4 comments on “Another Way to Protect Yourself From 2FA Loss”

  1. I learned to keep a copy of the codes when I started using Yubikeys. Yubico has an authenticator app that provides TOTP codes that work with the Yubikey. It works by opening the app, selecting the service you are logging into by double-clicking it, then touching the Yubikey to generate the code which then can be copied.
    Each of the Yubikeys I use need to be set up individually with the app. By keeping a copy of the QR code or secret code, I can have backup Yubikeys that work.
    I prefer the Yubikeys as it means I don’t need a phone to log in. There is an Android version of the Yubico Authenticator that works with a NFC capable Yubikey and phone. The Yubico Authenticator can be downloaded from Yubico or found in the Microsoft Store.
    I have noticed that most websites that use authenticator apps for TOTP also have an option to add a second authenticator/device for 2FA as a backup means.

  2. I have a question about the scenario you describe, which is: I lose my phone. I get a new phone. I scan the ‘secret’ QR code (or copy/paste the string) I saved from when I set up the authentication app the first time into the new authentication app (activating it) on my new phone, and I’m all set.

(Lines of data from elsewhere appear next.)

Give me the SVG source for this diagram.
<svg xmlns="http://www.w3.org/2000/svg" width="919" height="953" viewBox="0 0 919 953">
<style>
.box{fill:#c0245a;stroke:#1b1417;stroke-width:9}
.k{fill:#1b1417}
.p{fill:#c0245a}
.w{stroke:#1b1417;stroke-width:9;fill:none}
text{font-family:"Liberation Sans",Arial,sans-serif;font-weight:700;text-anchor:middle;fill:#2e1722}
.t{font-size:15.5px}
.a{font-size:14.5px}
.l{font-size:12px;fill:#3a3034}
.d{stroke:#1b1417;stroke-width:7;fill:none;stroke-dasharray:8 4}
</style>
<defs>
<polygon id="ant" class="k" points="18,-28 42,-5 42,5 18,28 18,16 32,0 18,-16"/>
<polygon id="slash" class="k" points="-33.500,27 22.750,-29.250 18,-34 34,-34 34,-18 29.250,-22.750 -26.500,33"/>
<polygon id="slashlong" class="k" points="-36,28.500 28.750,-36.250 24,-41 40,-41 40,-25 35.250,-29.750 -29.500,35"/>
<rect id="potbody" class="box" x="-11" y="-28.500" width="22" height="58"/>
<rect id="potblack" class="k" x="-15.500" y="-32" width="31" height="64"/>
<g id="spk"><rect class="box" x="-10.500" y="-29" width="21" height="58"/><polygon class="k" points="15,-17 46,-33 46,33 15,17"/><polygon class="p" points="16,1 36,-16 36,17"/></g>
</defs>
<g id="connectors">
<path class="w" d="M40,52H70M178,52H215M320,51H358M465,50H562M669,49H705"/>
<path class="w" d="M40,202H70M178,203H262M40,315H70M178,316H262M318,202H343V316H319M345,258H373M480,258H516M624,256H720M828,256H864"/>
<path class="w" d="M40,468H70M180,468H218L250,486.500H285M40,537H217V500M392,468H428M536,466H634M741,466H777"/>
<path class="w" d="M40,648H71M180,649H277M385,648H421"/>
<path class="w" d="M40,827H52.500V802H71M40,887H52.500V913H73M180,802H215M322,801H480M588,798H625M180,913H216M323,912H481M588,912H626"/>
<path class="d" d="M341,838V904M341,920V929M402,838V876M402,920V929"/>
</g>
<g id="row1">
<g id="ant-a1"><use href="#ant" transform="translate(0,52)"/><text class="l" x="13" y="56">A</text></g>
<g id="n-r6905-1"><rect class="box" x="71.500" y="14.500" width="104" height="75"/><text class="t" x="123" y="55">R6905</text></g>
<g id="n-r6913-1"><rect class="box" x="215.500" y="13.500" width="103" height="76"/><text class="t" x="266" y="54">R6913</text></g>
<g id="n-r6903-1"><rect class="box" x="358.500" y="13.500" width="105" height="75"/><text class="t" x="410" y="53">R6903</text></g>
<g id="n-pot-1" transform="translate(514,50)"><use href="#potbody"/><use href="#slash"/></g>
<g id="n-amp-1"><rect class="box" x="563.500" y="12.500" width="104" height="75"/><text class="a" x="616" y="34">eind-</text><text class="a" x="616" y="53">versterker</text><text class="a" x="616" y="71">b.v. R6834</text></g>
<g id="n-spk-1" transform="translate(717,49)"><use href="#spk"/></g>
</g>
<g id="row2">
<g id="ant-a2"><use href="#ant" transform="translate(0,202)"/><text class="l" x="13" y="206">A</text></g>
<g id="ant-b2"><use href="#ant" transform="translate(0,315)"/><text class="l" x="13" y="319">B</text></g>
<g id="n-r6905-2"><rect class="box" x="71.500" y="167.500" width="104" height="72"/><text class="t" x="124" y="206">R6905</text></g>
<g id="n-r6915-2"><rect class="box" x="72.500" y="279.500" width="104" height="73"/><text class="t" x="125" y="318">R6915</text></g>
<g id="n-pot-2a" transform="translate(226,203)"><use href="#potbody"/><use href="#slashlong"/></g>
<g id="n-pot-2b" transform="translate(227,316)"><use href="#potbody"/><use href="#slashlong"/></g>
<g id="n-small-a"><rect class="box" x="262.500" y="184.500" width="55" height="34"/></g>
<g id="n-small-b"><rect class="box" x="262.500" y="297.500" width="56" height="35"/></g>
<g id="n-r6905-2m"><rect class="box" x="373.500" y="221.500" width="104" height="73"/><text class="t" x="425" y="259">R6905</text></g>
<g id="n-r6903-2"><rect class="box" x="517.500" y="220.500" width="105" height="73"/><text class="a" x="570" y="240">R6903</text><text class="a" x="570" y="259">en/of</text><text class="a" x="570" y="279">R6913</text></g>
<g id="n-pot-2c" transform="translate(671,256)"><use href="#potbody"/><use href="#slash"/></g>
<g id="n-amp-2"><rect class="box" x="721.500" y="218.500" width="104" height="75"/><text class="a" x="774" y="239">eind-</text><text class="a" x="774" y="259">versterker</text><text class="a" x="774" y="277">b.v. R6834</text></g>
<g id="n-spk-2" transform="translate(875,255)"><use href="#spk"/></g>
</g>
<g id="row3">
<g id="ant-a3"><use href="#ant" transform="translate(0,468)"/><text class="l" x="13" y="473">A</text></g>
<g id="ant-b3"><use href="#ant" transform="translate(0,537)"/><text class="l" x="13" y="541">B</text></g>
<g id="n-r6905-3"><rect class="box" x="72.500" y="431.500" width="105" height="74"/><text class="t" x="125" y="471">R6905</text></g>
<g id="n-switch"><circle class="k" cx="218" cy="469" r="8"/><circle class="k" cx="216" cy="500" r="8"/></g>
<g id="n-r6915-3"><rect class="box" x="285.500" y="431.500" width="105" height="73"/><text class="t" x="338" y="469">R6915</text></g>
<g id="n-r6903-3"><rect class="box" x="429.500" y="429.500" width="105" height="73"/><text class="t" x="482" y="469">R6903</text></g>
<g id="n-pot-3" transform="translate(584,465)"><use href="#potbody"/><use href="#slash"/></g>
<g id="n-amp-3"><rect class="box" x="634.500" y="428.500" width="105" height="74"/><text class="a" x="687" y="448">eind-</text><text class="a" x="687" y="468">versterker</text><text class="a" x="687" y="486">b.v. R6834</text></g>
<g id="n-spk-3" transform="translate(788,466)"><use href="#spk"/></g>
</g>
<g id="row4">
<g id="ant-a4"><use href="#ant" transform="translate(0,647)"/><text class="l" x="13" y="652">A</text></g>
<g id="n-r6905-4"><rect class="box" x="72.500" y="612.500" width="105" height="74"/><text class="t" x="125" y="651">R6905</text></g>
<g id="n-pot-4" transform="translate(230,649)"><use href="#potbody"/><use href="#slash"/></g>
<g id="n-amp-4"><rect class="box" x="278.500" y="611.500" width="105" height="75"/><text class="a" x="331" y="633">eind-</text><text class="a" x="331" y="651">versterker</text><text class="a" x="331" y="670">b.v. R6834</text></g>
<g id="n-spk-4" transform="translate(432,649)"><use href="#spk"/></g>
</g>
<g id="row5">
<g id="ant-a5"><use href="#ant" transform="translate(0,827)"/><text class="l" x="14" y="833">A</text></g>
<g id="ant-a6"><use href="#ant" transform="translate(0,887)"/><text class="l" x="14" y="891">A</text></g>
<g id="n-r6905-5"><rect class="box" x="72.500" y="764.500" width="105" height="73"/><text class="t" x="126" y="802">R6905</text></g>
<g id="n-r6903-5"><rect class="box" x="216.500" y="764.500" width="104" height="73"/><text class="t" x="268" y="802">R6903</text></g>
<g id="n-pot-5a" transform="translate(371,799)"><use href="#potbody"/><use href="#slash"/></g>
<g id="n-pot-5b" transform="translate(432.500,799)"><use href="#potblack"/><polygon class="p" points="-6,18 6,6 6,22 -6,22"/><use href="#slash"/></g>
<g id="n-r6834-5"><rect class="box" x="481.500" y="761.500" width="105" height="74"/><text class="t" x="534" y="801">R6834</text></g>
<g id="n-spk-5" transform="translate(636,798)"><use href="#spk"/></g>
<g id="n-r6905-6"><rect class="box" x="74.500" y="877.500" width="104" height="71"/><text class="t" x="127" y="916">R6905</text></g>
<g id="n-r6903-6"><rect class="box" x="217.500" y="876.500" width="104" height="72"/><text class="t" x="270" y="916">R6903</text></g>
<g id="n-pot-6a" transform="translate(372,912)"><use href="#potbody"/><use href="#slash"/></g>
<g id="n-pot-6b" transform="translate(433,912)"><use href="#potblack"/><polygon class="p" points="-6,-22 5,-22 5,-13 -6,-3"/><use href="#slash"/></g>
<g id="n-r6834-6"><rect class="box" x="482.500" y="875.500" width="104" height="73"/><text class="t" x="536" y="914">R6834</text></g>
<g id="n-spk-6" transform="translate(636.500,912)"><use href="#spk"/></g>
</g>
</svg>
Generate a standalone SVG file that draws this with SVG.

What about the authentication app on my old phone? What if it’s ‘found’/stolen by some savvy miscreant? Does ‘activating the authentication app on my new phone deactivate the one on my old phone, or if the person who ‘finds’ my old phone can gain access to it, can they also use my old authentication app to access any accounts I have stored on it? I know the likelihood of this ever happening is incredibly remote, but if the old authentication app could/would still work, is there a way to disable it, if for no other reason than to ease my mind. I haven’t had to deal with anything like this yet, but I’d rather think ahead than wish I ad after the fact.

    Ernie (Oldster)

    • Activating it on a new phone does not DEactivate it anywhere. The service has no idea you’ve changed anything, you’re just able to continue to provide the correct 2FA code using your new device.

      Remember, it’s two factor authentication. The thief/finder would need to also know your password.

      That being said, since we leave our devices signed in frequently, I do recommend changing passwords.

      • That’s what I thought. I simply wanted your take on that detail. Thank you. I neglected to remember that the 2 in 2FA means I still have control over my password if I lose my second factor device.